César Felício*
Faltavam dez dias para o primeiro turno das eleições presidenciais no Peru em 1990 e o escritor Mario Vargas Llosa estava no patamar de 40% das intenções de voto. Dois adversários brigavam pelo segundo posto, entre 15% e 20% e aquele que veio a ser o prêmio Nobel de Literatura deste ano sonhava com a vitória na primeira votação. Foi quando se preparava para um comício em Cuzco que recebeu um telefonema de seu marqueteiro. Vargas Llosa ouvia pela primeira vez o relato de uma surpresa monumental.
"Tinham acabado de receber a última pesquisa e nos bairros de periferia e favelas de Lima - 60% da população da capital - o candidato Alberto Fujimori decolara de forma vertiginosa", segundo escreveu em sua autobiografia "Peixe na Água". A perplexidade era evidente: "perguntei quem era e de onde vinha esse Fujimori, que parecia começar a existir como candidato. Até aquele momento, não acredito ter pensado nele uma vez que fosse". Líder de uma coalizão que pregava um choque econômico neoliberal, Vargas Llosa terminou com magros 29% dos votos no primeiro turno, cinco pontos percentuais a frente de Fujimori.

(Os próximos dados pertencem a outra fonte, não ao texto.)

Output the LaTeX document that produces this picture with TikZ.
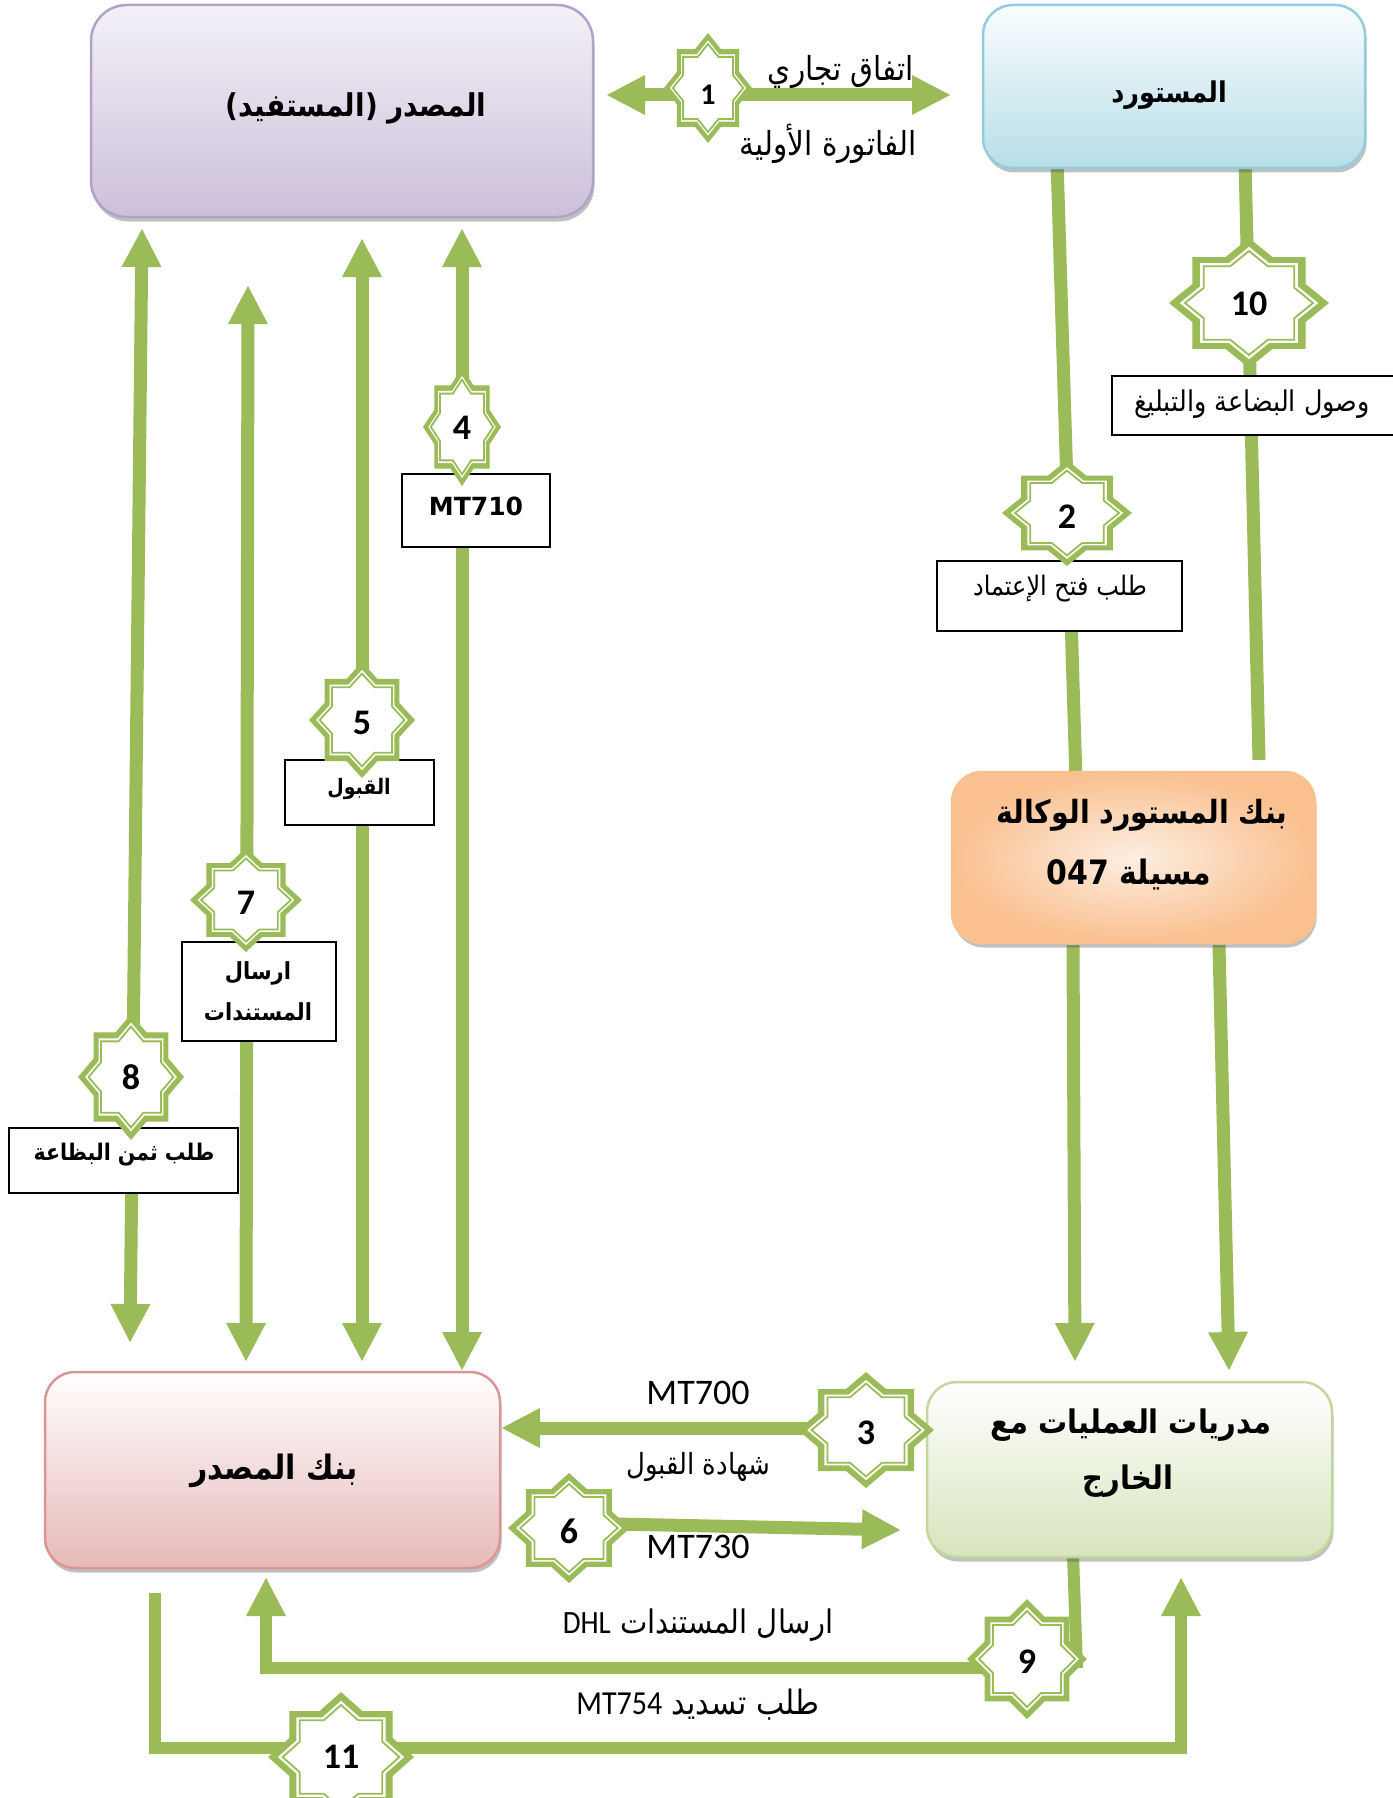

No segundo turno, coube a Vargas Llosa vivenciar uma experiência rara em eleições presidenciais no mundo: a de sofrer uma virada. O escritor obteve 60 dias depois 34% do total. As diferenças entre a história do Peru em 1990 e a do Brasil de hoje são evidentes, a começar do fato de que Vargas Llosa era um candidato de oposição a um governo impopular. Guardadas as proporções, o segundo turno entre Vargas Llosa e Fujimori equivaleria no Brasil a uma disputa entre José Serra e Tiririca. Mas o relato confessional de Vargas Llosa sobre o choque que um segundo turno leva a quem não o esperava nos remetem a perplexidades do presente.

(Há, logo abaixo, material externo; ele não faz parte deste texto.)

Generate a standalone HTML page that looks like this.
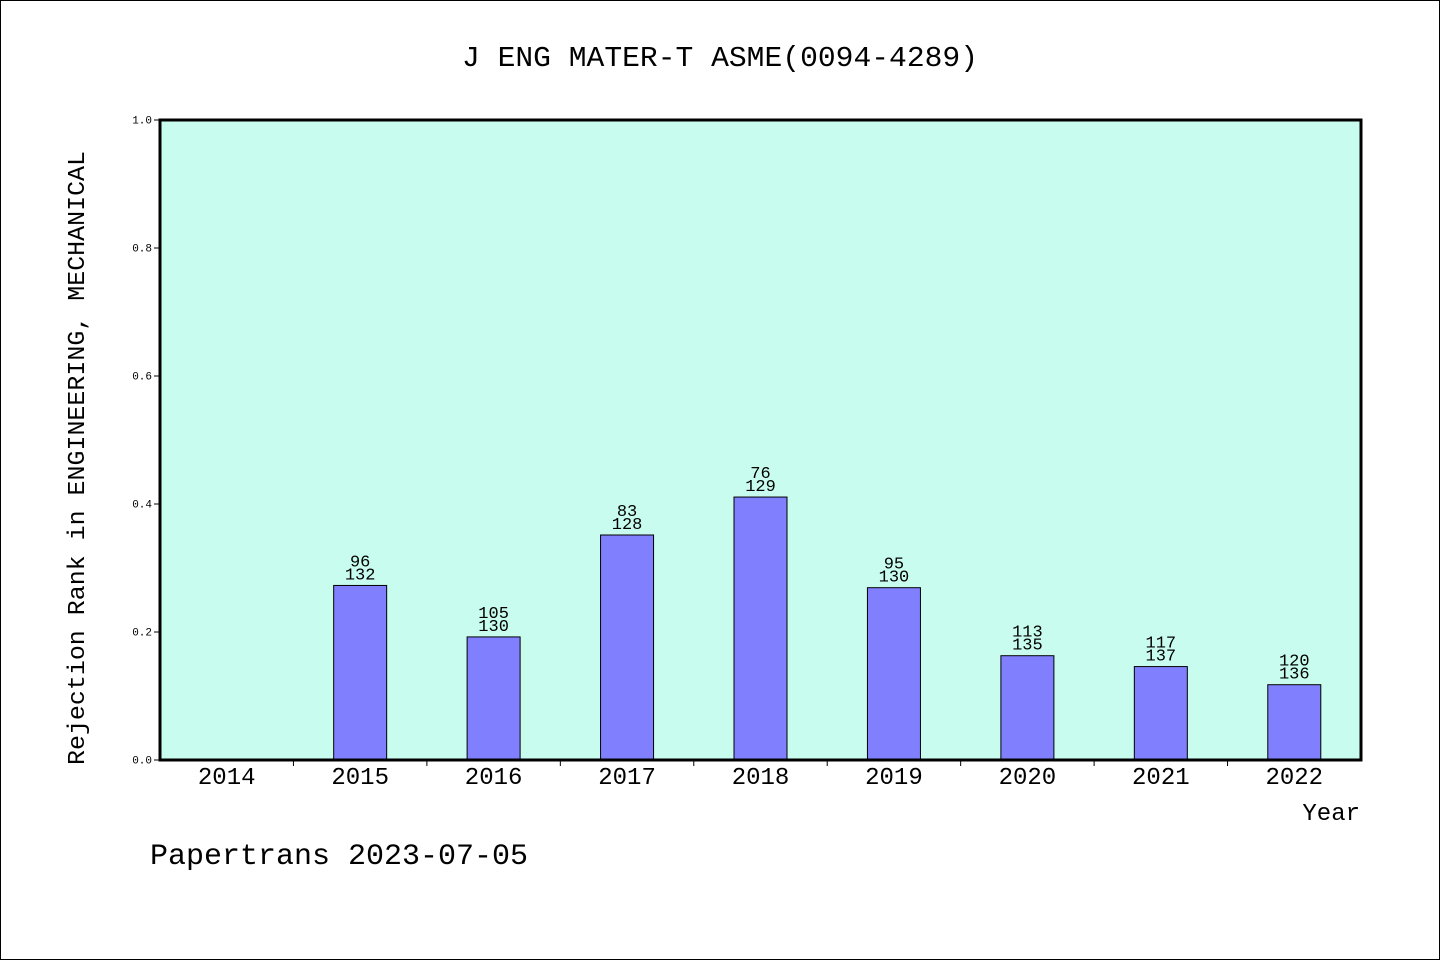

Vargas Llosa preso na teia do falso debate
A começar do espanto. O então líder nas pesquisas se instalou na suíte do andar mais alto do Sheraton com sua família e ficou meditando nos cinco anos em que teria que deixar a literatura para governar o Peru. Ao receber a primeira projeção, relata Vargas Llosa, "percebi a catástrofe: não era necessário ter o dom da profecia para adivinhar o futuro. Haveria um segundo turno". O escritor desce ao saguão. "O hotel estava com uma atmosfera fúnebre. Nos corredores, expressões de indescritível surpresa e algumas, também de fúria. Quando consegui falar, agradeci a 'vitória'".
Vargas Llosa em seguida cometeu um erro político: calculou que era melhor pactuar um apoio a Fujimori do que assistir a seu adversário negociar com Alan García, o presidente peruano de então e que está hoje novamente no poder. Mas recuou ao perceber que poderia ter o apoio da Igreja Católica na segunda rodada, já que Fujimori tinha sólido suporte evangélico. Era o momento em que começava a se aprofundar a distância entre o que o candidato era e o que tinha que parecer ser.
A eleição peruana passou a girar em torno da religião, ainda que Vargas Llosa fosse, e provavelmente ainda é, um agnóstico público. "O processo tomaria um rumo que me fez sentir preso na armadilha de uma teia de mal-entendidos (...)a partir desse momento, a luta eleitoral foi adotando uma fisionomia de guerra religiosa, em que os ingênuos temores, os preconceitos e as armas limpas se misturavam aos sujos e aos golpes baixos e as mais pérfidas manobras de um e de outro lado, a extremos que beiravam a farsa e o surrealismo", comentou o escritor, posto literalmente de joelhos pela conveniência política. Sua campanha passou a ser movida a procissões. E não ficou nisso: "Era indispensável uma campanha negativa contra Fujimori (...) pude intuir os escabrosos níveis de imundície em que tanto meus partidários como meus adversários haveriam de incorrer nas semanas subsequentes".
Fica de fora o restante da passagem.